Lanky: Well firstly an apology to all our faithful readers. I realise that we haven’t blogged for quite some time but there is a reason for this. Hayday and I went undercover, deep undercover, in an effort to assist the firm but probably not fair Maldivian police put together a robust highway code. Actually that’s a complete fabrication really (although there’ll be more on the highway code later). In fact Rich’s delightful missus, Sarah, came to stay. Since Recharge is the motivated one around here and I’m the brilliant but lazy latter-day wizard absolutely no blogging occurred.In fact if I’m honest with you all, which I feel we’re all close enough now to be, not a huge amount has really happened. The Maldives for all its charms has not exactly been Rio de Janeiro (that’s for you Lewis) for your indomitable heroes. In fact it’s not even been a slightly budget party island in Thailand for that matter. Instead we’ve (well just me really) actually had a rather pleasant time reading Jane Austen, buying a hat, playing bowls and getting some new dentures fitted.
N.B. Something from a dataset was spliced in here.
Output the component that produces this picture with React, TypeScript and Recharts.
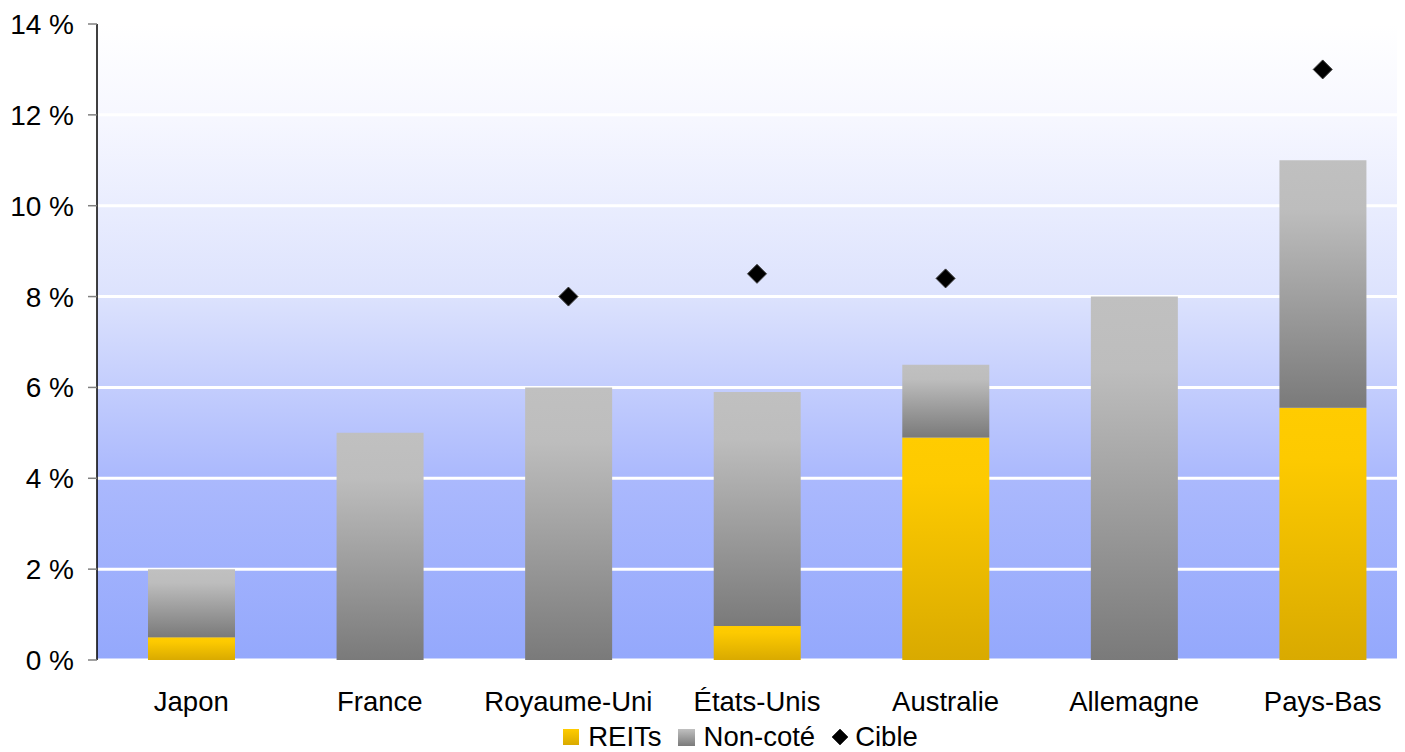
import React from "react";
import {
  ComposedChart,
  Bar,
  Line,
  XAxis,
  YAxis,
  CartesianGrid,
  Legend,
} from "recharts";

// Countries and allocation shares (% of portfolio)
const pays = ["Japon", "France", "Royaume-Uni", "États-Unis", "Australie", "Allemagne", "Pays-Bas"];
const reits = [0.5, 0, 0, 0.75, 4.9, 0, 5.55];
const nonCote = [1.5, 5, 6, 5.15, 1.6, 8, 5.45];
const cible: (number | null)[] = [null, null, 8, 8.5, 8.4, null, 13];
const yTicks = [0, 2, 4, 6, 8, 10, 12, 14];
const edgeTicks = [0, 1, 2, 3, 4, 5, 6, 7];

const data = pays.map((p, i) => ({
  pays: p,
  reits: reits[i],
  nonCote: nonCote[i],
  cible: cible[i],
}));

const FONT = "'Liberation Sans', Arial, sans-serif";

const Diamond = (props: any) => {
  const { cx, cy, value, index } = props;
  if (value == null || cx == null || cy == null) return <g key={`d-${index}`} />;
  const r = 9.5;
  return (
    <polygon
      key={`d-${index}`}
      points={`${cx},${cy - r} ${cx + r},${cy} ${cx},${cy + r} ${cx - r},${cy}`}
      fill="#000"
      stroke="#3a3a3a"
      strokeWidth={1}
    />
  );
};

const LegendContent = () => (
  <div
    style={{
      display: "flex",
      justifyContent: "center",
      alignItems: "center",
      fontFamily: FONT,
      fontSize: 27.5,
      color: "#000",
      height: 28,
      lineHeight: "28px",
      paddingLeft: 56,
      transform: "translateY(3px)",
    }}
  >
    <span style={{ width: 16, height: 16, background: "linear-gradient(#ffcc00, #d9aa00)", display: "inline-block" }} />
    <span style={{ marginLeft: 9, marginRight: 16 }}>REITs</span>
    <span style={{ width: 17, height: 17, background: "linear-gradient(#c0c0c0, #7a7a7a)", display: "inline-block" }} />
    <span style={{ marginLeft: 9, marginRight: 16 }}>Non-coté</span>
    <svg width={18} height={18} style={{ display: "inline-block" }}>
      <polygon points="9,1 17,9 9,17 1,9" fill="#000" stroke="#3a3a3a" strokeWidth={1} />
    </svg>
    <span style={{ marginLeft: 6 }}>Cible</span>
  </div>
);

export default function App() {
  return (
    <div style={{ width: 1397, height: 744, overflow: "hidden" }}>
      <ComposedChart
        width={1417}
        height={744}
        data={data}
        margin={{ top: 16, right: 8, left: 0, bottom: 4 }}
        style={{ fontFamily: FONT }}
      >
        <defs>
          <linearGradient id="bgGrad" x1="0" y1="0" x2="0" y2="1">
            <stop offset="0%" stopColor="#ffffff" />
            <stop offset="15%" stopColor="#f6f7ff" />
            <stop offset="43%" stopColor="#dce2fd" />
            <stop offset="71%" stopColor="#abb9fd" />
            <stop offset="100%" stopColor="#94a8fc" />
          </linearGradient>
          <linearGradient id="yellowGrad" x1="0" y1="0" x2="0" y2="1">
            <stop offset="0%" stopColor="#ffcc00" />
            <stop offset="20%" stopColor="#fdca00" />
            <stop offset="100%" stopColor="#d9aa00" />
          </linearGradient>
          <linearGradient id="greyGrad" x1="0" y1="0" x2="0" y2="1">
            <stop offset="0%" stopColor="#c0c0c0" />
            <stop offset="20%" stopColor="#bdbdbd" />
            <stop offset="100%" stopColor="#7a7a7a" />
          </linearGradient>
        </defs>
        <CartesianGrid
          vertical={false}
          stroke="#ffffff"
          strokeWidth={3}
          fill="url(#bgGrad)"
          fillOpacity={1}
          yAxisId="y"
          xAxisId="cat"
        />
        <XAxis
          xAxisId="edges"
          type="number"
          domain={[0, 7]}
          ticks={edgeTicks}
          allowDataOverflow
          height={0}
          tickSize={9}
          tickFormatter={() => ""}
          axisLine={{ stroke: "#000", strokeWidth: 1.5 }}
          tickLine={{ stroke: "#808080", strokeWidth: 1.5 }}
        />
        <XAxis
          xAxisId="cat"
          dataKey="pays"
          interval={0}
          height={60}
          axisLine={false}
          tickLine={false}
          tickSize={0}
          tickMargin={31}
          tick={{ fill: "#000", fontSize: 27.5, fontFamily: FONT }}
        />
        <YAxis
          yAxisId="y"
          domain={[0, 14]}
          ticks={yTicks}
          width={89}
          tickSize={9}
          tickMargin={14}
          tickFormatter={(v: number) => `${v} %`}
          axisLine={{ stroke: "#000", strokeWidth: 1.5 }}
          tickLine={{ stroke: "#808080", strokeWidth: 1.5 }}
          tick={{ fill: "#000", fontSize: 28, fontFamily: FONT }}
        />
        <Bar
          xAxisId="cat"
          yAxisId="y"
          dataKey="reits"
          name="REITs"
          stackId="a"
          barSize={87}
          fill="url(#yellowGrad)"
          isAnimationActive={false}
        />
        <Bar
          xAxisId="cat"
          yAxisId="y"
          dataKey="nonCote"
          name="Non-coté"
          stackId="a"
          barSize={87}
          fill="url(#greyGrad)"
          isAnimationActive={false}
        />
        <Line
          xAxisId="cat"
          yAxisId="y"
          dataKey="cible"
          name="Cible"
          stroke="none"
          dot={Diamond}
          activeDot={false}
          isAnimationActive={false}
        />
        <Legend verticalAlign="bottom" content={LegendContent} />
      </ComposedChart>
    </div>
  );
}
Hayday: It is interesting that whilst I am distracted by the delightful better half, the above baboon failed to rise to the challenge to take the lead and ensure that our avid followers were entertained. I wonder whether this failure to rise continues in other aspects of his life…
Lanky: Just to put all those ladies’ and gentlemen’s minds out there at rest I suffer no such problems. Anyway I’ve got this one friend, right, that does have the problem and he told me that you can get medication and it in fact makes you even better. That’s what my friend told me.